I watch a show on HGTV called “Holmes on Homes” (this may seem like a digression, but bear with me). For those that have never watched it, Mike Holmes is a contractor who comes into a different person’s home each episode and fixes what a previous contractor has screwed up.  I get a very comfortable feeling watching Mike tear out crappy work and replacing it with good work.

But here is the reason I bring it up: at one point in an episode he talked about the difference between something being “straight” and being “true”.  He basically said that it is very unlikely that you can make anything in a home renovation “straight”.  Angles won’t be perfect, cuts have been done fractionally wrong, floors have settled and so on.  And if you try to make things “straight” you’ll end up with something that doesn’t look right because nothing around it is straight.  But if instead you try to make it “true”, that is, try to match it to the existing imperfections while at the same time balancing them out, you will give the appearance  of “straight” because what you are building fits.

So that is what I am going to work on from here on out.  I’m going to stay less focused on making sure that every angle is perfect, and instead look to make sure that what I’m working on is true.  Whether that is my writing, employment, gaming, weight-loss, whatever; I am going to look at ways to make it fit with what is already here, instead of trying to get everything in some nonsensical “perfect order”.

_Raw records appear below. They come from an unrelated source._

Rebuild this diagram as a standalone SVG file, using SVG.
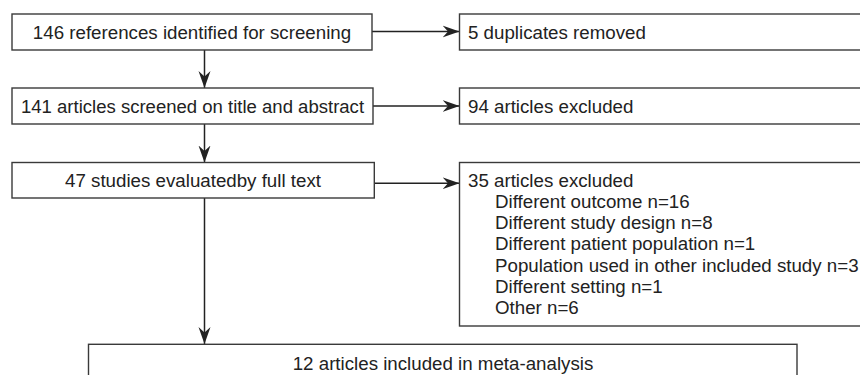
<svg xmlns="http://www.w3.org/2000/svg" width="860" height="375" viewBox="0 0 860 375">
<defs>
<style>
.box{fill:#fff;stroke:#3a3a3a;stroke-width:1.4}
.t{font-family:"Liberation Sans",Arial,Helvetica,sans-serif;font-size:17.5px;fill:#222}
.c{text-anchor:middle}
.ln{stroke:#222;stroke-width:1.5;fill:none;marker-end:url(#ah)}
</style>
<marker id="ah" markerUnits="userSpaceOnUse" viewBox="-17 -7 18 14" refX="0" refY="0" markerWidth="18" markerHeight="14" orient="auto">
<path d="M0,0 L-17,-6 L-11.5,0 L-17,6 Z" fill="#222"/>
</marker>
</defs>
<rect width="860" height="375" fill="#fff"/>
<g id="connectors">
<line class="ln" x1="204.5" y1="50" x2="204.5" y2="88"/>
<line class="ln" x1="204.5" y1="124" x2="204.5" y2="162.5"/>
<line class="ln" x1="204.5" y1="198" x2="204.5" y2="344"/>
<line class="ln" x1="372" y1="31.5" x2="459.5" y2="31.5"/>
<line class="ln" x1="373" y1="106" x2="459.5" y2="106"/>
<line class="ln" x1="374.5" y1="183.3" x2="459.5" y2="183.3"/>
</g>
<g id="n1">
<rect class="box" x="12" y="14" width="360" height="36"/>
<text class="t c" transform="translate(192,38.8) scale(1.07,1)">146 references identified for screening</text>
</g>
<g id="n2">
<rect class="box" x="12" y="88" width="361" height="36"/>
<text class="t c" transform="translate(192.5,112.7) scale(1.06,1)">141 articles screened on title and abstract</text>
</g>
<g id="n3">
<rect class="box" x="12" y="162.5" width="362.3" height="35.5"/>
<text class="t c" transform="translate(193,186.8) scale(1.07,1)">47 studies evaluatedby full text</text>
</g>
<g id="r1">
<rect class="box" x="459.5" y="14" width="420" height="36"/>
<text class="t" transform="translate(468,38.5) scale(1.07,1)">5 duplicates removed</text>
</g>
<g id="r2">
<rect class="box" x="459.5" y="88" width="420" height="36"/>
<text class="t" transform="translate(468,112.7) scale(1.07,1)">94 articles excluded</text>
</g>
<g id="r3">
<rect class="box" x="459.5" y="162.5" width="420" height="163.5"/>
<text class="t" transform="translate(468,186.7) scale(1.07,1)">35 articles excluded</text>
<text class="t" transform="translate(495,207.9) scale(1.07,1)">Different outcome n=16</text>
<text class="t" transform="translate(495,229.1) scale(1.07,1)">Different study design n=8</text>
<text class="t" transform="translate(495,250.3) scale(1.07,1)">Different patient population n=1</text>
<text class="t" transform="translate(495,271.5) scale(1.07,1)">Population used in other included study n=3</text>
<text class="t" transform="translate(495,292.7) scale(1.07,1)">Different setting n=1</text>
<text class="t" transform="translate(495,313.9) scale(1.07,1)">Other n=6</text>
</g>
<g id="n4">
<rect class="box" x="88.5" y="344.3" width="708.5" height="45"/>
<text class="t c" transform="translate(443,369.5) scale(1.07,1)">12 articles included in meta-analysis</text>
</g>
</svg>
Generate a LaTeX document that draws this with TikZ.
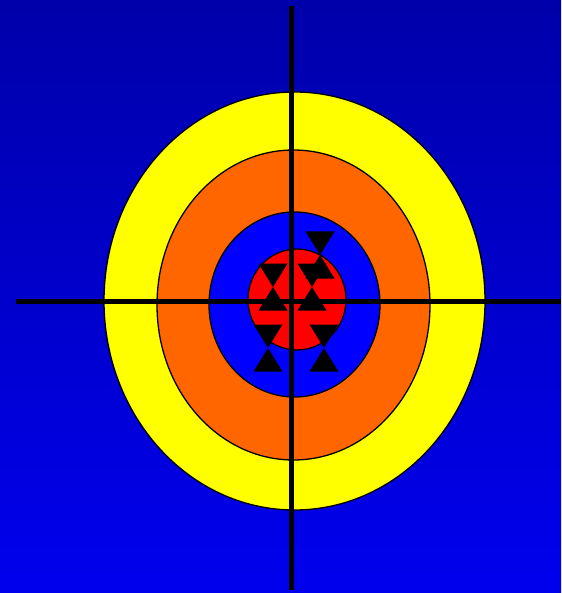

And for me, an important component is going to be adding the fun back.  Once upon a time I used to enjoy writing, a lot.  It used to bring me joy to write gaming material and short stories.  I can remember that, from way back in my teens.  I looked forward to the times that I could write and I resented anything that took away that time.  If things are going to be true I have let that joy come back.  Because I’m starting to realize that without that I’m not going to get very far with anything I decide to pursue.

Okay, so that was my HGTV-inspired epiphany.  Thoughts?